No, because extrinsic evidence is not admissible to prove a specific instance of conduct for the purpose of attacking a witness's credibility.
No, because the proposed testimony is irrelevant to the current charges.
Yes, because the witness 'opened the door' to this testimony by denying the allegation on the stand.
Yes, because it is a specific instance of conduct that is probative of the witness's character for untruthfulness.

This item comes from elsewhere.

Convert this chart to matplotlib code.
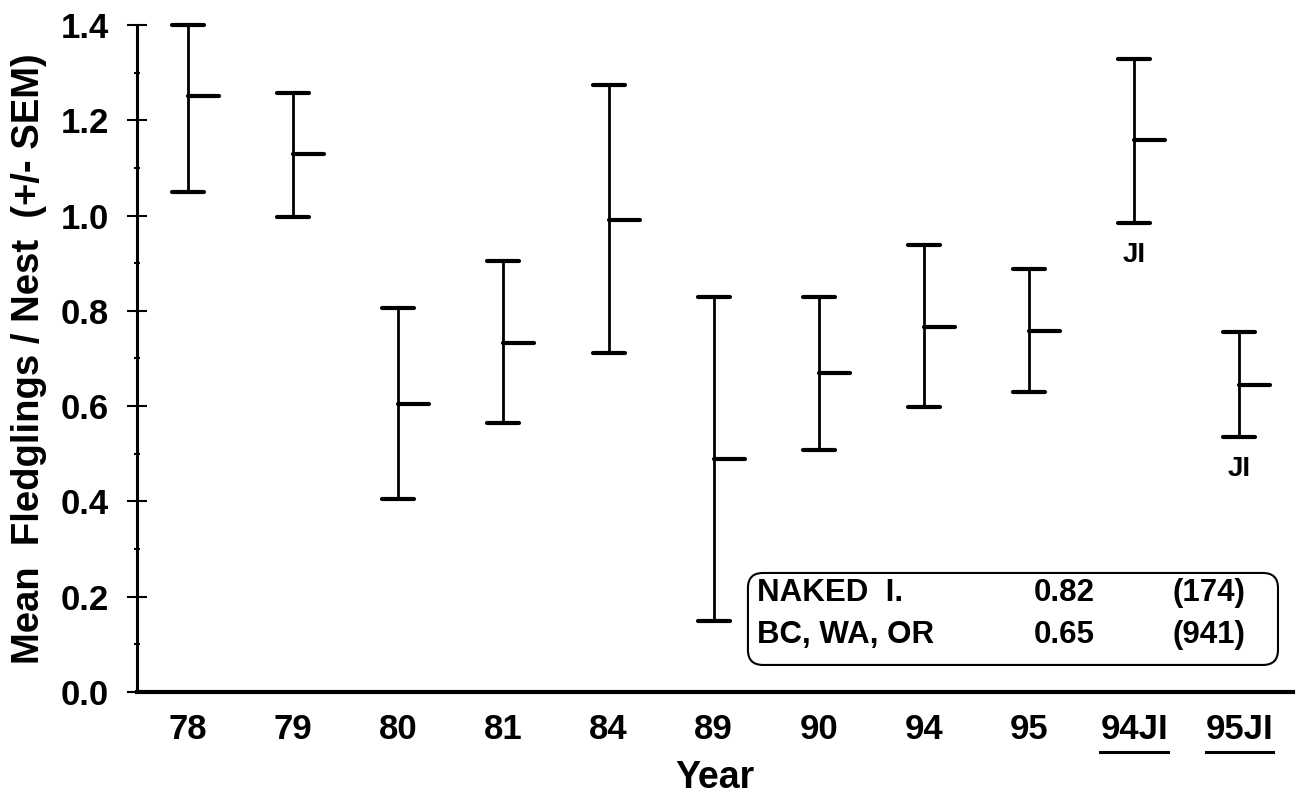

The correct answer is that the employer's testimony is inadmissible. Under Federal Rule of Evidence 608(b), while a party may inquire into specific instances of a witness's conduct on cross-examination if they are probative of the witness's character for truthfulness or untruthfulness, extrinsic evidence is not admissible to prove such conduct. Here, the defense attorney was permitted to ask the witness about the termination for embezzlement, but once the witness denied it, the attorney is bound by the answer and cannot introduce extrinsic evidence, such as the former employer's testimony, to prove the specific instance of conduct. Therefore, the employer's testimony must be excluded.